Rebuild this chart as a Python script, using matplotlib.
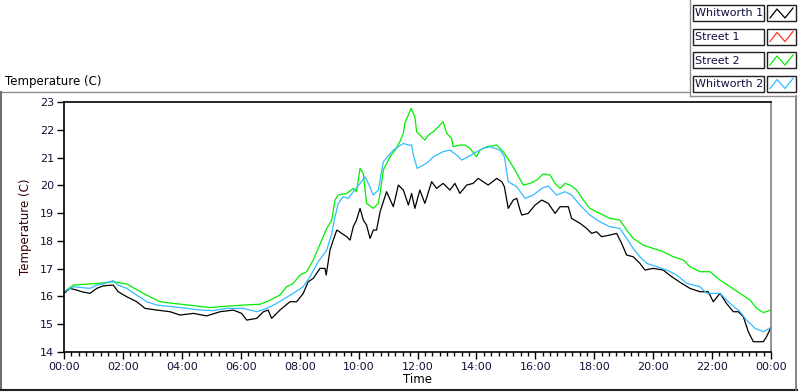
import matplotlib
matplotlib.use("Agg")
import matplotlib.pyplot as plt
from matplotlib.lines import Line2D
from matplotlib.patches import Rectangle
import numpy as np

# hours since midnight, temperature (C)
w1_hours = [0, 0.2, 0.43, 0.6, 0.88, 1.11, 1.33, 1.67, 1.84, 2.13, 2.47, 2.75, 3.15, 3.6, 3.94,
            4.39, 4.84, 5.3, 5.75, 6.03, 6.2, 6.54, 6.77, 6.93, 7.05, 7.33, 7.67, 7.9, 8.12,
            8.29, 8.46, 8.69, 8.86, 8.9, 9.03, 9.14, 9.26, 9.43, 9.6, 9.71, 9.82, 9.93, 10.05,
            10.16, 10.27, 10.39, 10.5, 10.61, 10.73, 10.95, 11.18, 11.35, 11.52, 11.69, 11.8,
            11.91, 12.08, 12.25, 12.48, 12.65, 12.87, 13.1, 13.27, 13.44, 13.67, 13.89, 14.06,
            14.23, 14.4, 14.69, 14.86, 14.95, 15.08, 15.25, 15.37, 15.48, 15.54, 15.76, 15.99,
            16.22, 16.44, 16.67, 16.84, 17.12, 17.23, 17.52, 17.74, 17.91, 18.08, 18.25, 18.53,
            18.76, 18.93, 19.1, 19.32, 19.55, 19.72, 20.0, 20.34, 20.63, 20.97, 21.25, 21.59,
            21.87, 22.04, 22.27, 22.49, 22.72, 22.89, 23.06, 23.23, 23.4, 23.74, 23.85, 24.0]
w1_temp = [16.11, 16.29, 16.23, 16.17, 16.11, 16.29, 16.38, 16.41, 16.17, 15.99, 15.81, 15.57,
           15.51, 15.45, 15.33, 15.39, 15.3, 15.45, 15.51, 15.39, 15.15, 15.21, 15.45, 15.51,
           15.21, 15.51, 15.81, 15.81, 16.11, 16.53, 16.65, 17.01, 17.01, 16.77, 17.67, 18.03,
           18.39, 18.27, 18.15, 18.03, 18.51, 18.75, 19.17, 18.75, 18.57, 18.09, 18.39, 18.39,
           19.05, 19.77, 19.23, 20.01, 19.83, 19.29, 19.71, 19.17, 19.83, 19.35, 20.13, 19.89,
           20.07, 19.83, 20.07, 19.71, 20.01, 20.07, 20.25, 20.13, 20.01, 20.25, 20.13, 19.95,
           19.17, 19.47, 19.53, 19.11, 18.93, 18.99, 19.29, 19.47, 19.35, 18.99, 19.23, 19.23,
           18.81, 18.63, 18.45, 18.27, 18.33, 18.15, 18.21, 18.27, 17.91, 17.49, 17.43, 17.19,
           16.95, 17.01, 16.95, 16.71, 16.47, 16.29, 16.17, 16.17, 15.81, 16.11, 15.75, 15.45,
           15.45, 15.27, 14.73, 14.37, 14.37, 14.55, 14.89]

st2_hours = [0, 0.32, 1.16, 1.67, 2.13, 2.69, 3.26, 3.71, 4.39, 4.95, 5.3, 6.09, 6.65, 6.88,
             7.33, 7.56, 7.78, 8.01, 8.24, 8.46, 8.75, 8.92, 9.09, 9.2, 9.31, 9.6, 9.82, 9.93,
             10.05, 10.16, 10.27, 10.5, 10.67, 10.73, 10.84, 11.07, 11.24, 11.4, 11.52, 11.57,
             11.78, 11.91, 11.97, 12.08, 12.25, 12.37, 12.54, 12.71, 12.87, 12.99, 13.16, 13.21,
             13.44, 13.61, 13.78, 14.01, 14.12, 14.35, 14.69, 14.91, 15.14, 15.37, 15.59, 15.82,
             16.05, 16.27, 16.5, 16.67, 16.84, 17.01, 17.18, 17.4, 17.63, 17.85, 18.19, 18.53,
             18.87, 19.1, 19.32, 19.66, 20.0, 20.34, 20.68, 21.02, 21.25, 21.59, 21.93, 22.27,
             22.61, 22.95, 23.29, 23.51, 23.74, 24.0]
st2_temp = [16.16, 16.41, 16.47, 16.53, 16.45, 16.11, 15.81, 15.75, 15.67, 15.6, 15.63, 15.69,
            15.72, 15.81, 16.05, 16.35, 16.47, 16.77, 16.89, 17.31, 18.03, 18.45, 18.75, 19.47,
            19.65, 19.71, 19.89, 19.77, 20.61, 20.43, 19.35, 19.17, 19.35, 19.71, 20.55, 21.03,
            21.27, 21.57, 21.87, 22.23, 22.77, 22.47, 21.93, 21.81, 21.63, 21.81, 21.93, 22.11,
            22.29, 21.87, 21.69, 21.39, 21.45, 21.45, 21.33, 21.03, 21.27, 21.39, 21.45, 21.21,
            20.85, 20.43, 20.01, 20.07, 20.19, 20.41, 20.37, 20.07, 19.89, 20.07, 20.01, 19.83,
            19.47, 19.17, 18.99, 18.81, 18.75, 18.39, 18.09, 17.85, 17.73, 17.61, 17.43, 17.31,
            17.07, 16.89, 16.89, 16.59, 16.35, 16.11, 15.87, 15.57, 15.42, 15.51]

w2_hours = [0, 0.32, 0.88, 1.11, 1.33, 1.67, 1.84, 2.13, 2.47, 2.81, 3.15, 3.71, 4.62, 5.07,
            5.52, 6.09, 6.54, 6.88, 7.22, 7.5, 7.78, 8.12, 8.35, 8.63, 8.92, 9.09, 9.2, 9.31,
            9.48, 9.65, 9.82, 10.05, 10.22, 10.33, 10.5, 10.67, 10.84, 11.18, 11.52, 11.69,
            11.8, 11.86, 11.99, 12.2, 12.37, 12.54, 12.87, 13.1, 13.33, 13.5, 13.72, 14.01,
            14.23, 14.46, 14.8, 14.95, 15.08, 15.37, 15.65, 15.93, 16.22, 16.44, 16.72, 17.01,
            17.23, 17.52, 17.85, 18.19, 18.53, 18.87, 19.1, 19.32, 19.55, 19.78, 20.12, 20.46,
            20.8, 21.14, 21.59, 21.82, 22.27, 22.61, 22.95, 23.17, 23.46, 23.74, 24.0]
w2_temp = [16.17, 16.35, 16.29, 16.41, 16.45, 16.57, 16.41, 16.29, 16.05, 15.81, 15.69, 15.63,
           15.51, 15.49, 15.57, 15.57, 15.45, 15.57, 15.75, 15.93, 16.11, 16.35, 16.71, 17.25,
           17.67, 18.27, 18.87, 19.35, 19.59, 19.53, 19.77, 20.07, 20.31, 20.07, 19.65, 19.83,
           20.85, 21.27, 21.51, 21.45, 21.45, 21.09, 20.61, 20.73, 20.85, 21.03, 21.21, 21.27,
           21.09, 20.91, 21.03, 21.21, 21.33, 21.39, 21.27, 21.03, 20.13, 19.95, 19.53, 19.65,
           19.89, 19.98, 19.65, 19.77, 19.65, 19.29, 18.93, 18.69, 18.51, 18.45, 18.09, 17.73,
           17.43, 17.19, 17.07, 16.95, 16.77, 16.47, 16.35, 16.11, 16.11, 15.75, 15.45, 15.15,
           14.85, 14.73, 14.89]

series_names = ["Whitworth 1", "Street 1", "Street 2", "Whitworth 2"]
series_colors = ["#000000", "#ff3030", "#00ee00", "#33bbff"]

x_ticks = list(range(0, 25, 2))
x_tick_labels = ["%02d:00" % (h % 24) for h in x_ticks]
y_ticks = list(range(14, 24))

W, H = 800, 392
fig = plt.figure(figsize=(W / 100, H / 100), dpi=100)
fig.patch.set_facecolor("white")
plt.rcParams["font.family"] = "DejaVu Sans"

def fx(px):
    return px / W

def fy(py):
    return 1 - py / H

left, right, top, bottom = 64, 771, 102, 352
ax = fig.add_axes([fx(left), fy(bottom), fx(right - left), fy(top) - fy(bottom)])

ax.plot(w1_hours, w1_temp, color=series_colors[0], lw=0.9)
ax.plot(st2_hours, st2_temp, color=series_colors[2], lw=0.9)
ax.plot(w2_hours, w2_temp, color=series_colors[3], lw=0.9)

ax.set_xlim(0, 24)
ax.set_ylim(14, 23)
ax.set_xticks(x_ticks)
ax.set_xticklabels(x_tick_labels)
ax.set_xticks(np.arange(0, 24.01, 0.25), minor=True)
ax.set_yticks(y_ticks)
ax.tick_params(axis="both", which="major", direction="out", length=5, width=1,
               labelsize=8, labelcolor="#10103a", pad=2)
ax.tick_params(axis="x", which="minor", direction="out", length=3, width=1)
ax.tick_params(axis="y", which="minor", length=0)
for s in ["left", "bottom", "top"]:
    ax.spines[s].set_color("black")
    ax.spines[s].set_linewidth(1.2)
ax.spines["right"].set_color("#808080")
ax.spines["right"].set_linewidth(1.2)

ax.set_xlabel("Time", fontsize=8.5, labelpad=1)
ax.set_ylabel("Temperature (C)", fontsize=8.5, color="#300000", labelpad=6)

# chart title label and outer frame
fig.text(fx(5), fy(81), "Temperature (C)", fontsize=8.5, va="center", ha="left")
frame = "#707070"
fig.add_artist(Line2D([fx(0), fx(690)], [fy(92), fy(92)], color="#909090", lw=1))
fig.add_artist(Line2D([fx(1), fx(1)], [fy(92), fy(390)], color=frame, lw=1.5))
fig.add_artist(Line2D([fx(0), fx(797)], [fy(390), fy(390)], color="#202020", lw=1.5))
fig.add_artist(Line2D([fx(796), fx(796)], [fy(96), fy(390)], color=frame, lw=1.2))
fig.add_artist(Line2D([fx(690), fx(690)], [fy(0), fy(96)], color="#909090", lw=1))
fig.add_artist(Line2D([fx(690), fx(796)], [fy(96), fy(96)], color="#909090", lw=1))

# legend panel
lg = fig.add_axes([fx(690), fy(96), fx(110), fy(0) - fy(96)])
lg.set_xlim(690, 800)
lg.set_ylim(96, 0)
lg.axis("off")
for i, (name, col) in enumerate(zip(series_names, series_colors)):
    y0 = 5 + i * 23.5
    lg.add_patch(Rectangle((693, y0), 71, 16, fill=False, ec="#202020", lw=1))
    lg.text(695, y0 + 8.5, name, fontsize=8, va="center", ha="left", color="#101040")
    lg.add_patch(Rectangle((767, y0), 29, 16, fill=False, ec="#202020", lw=1))
    lg.plot([770, 777, 785, 793], [y0 + 13, y0 + 4, y0 + 13, y0 + 3], color=col, lw=0.9)

fig.savefig("out.png", dpi=100)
—————
◆ Problem requirements: From the first line above down to the line with "import numpy as np", reproduce every line and no others, omitting pictures.

◆ Solution for this problem:
Rebuild this chart as a Python script, using matplotlib.
import matplotlib
matplotlib.use("Agg")
import matplotlib.pyplot as plt
from matplotlib.lines import Line2D
from matplotlib.patches import Rectangle
import numpy as np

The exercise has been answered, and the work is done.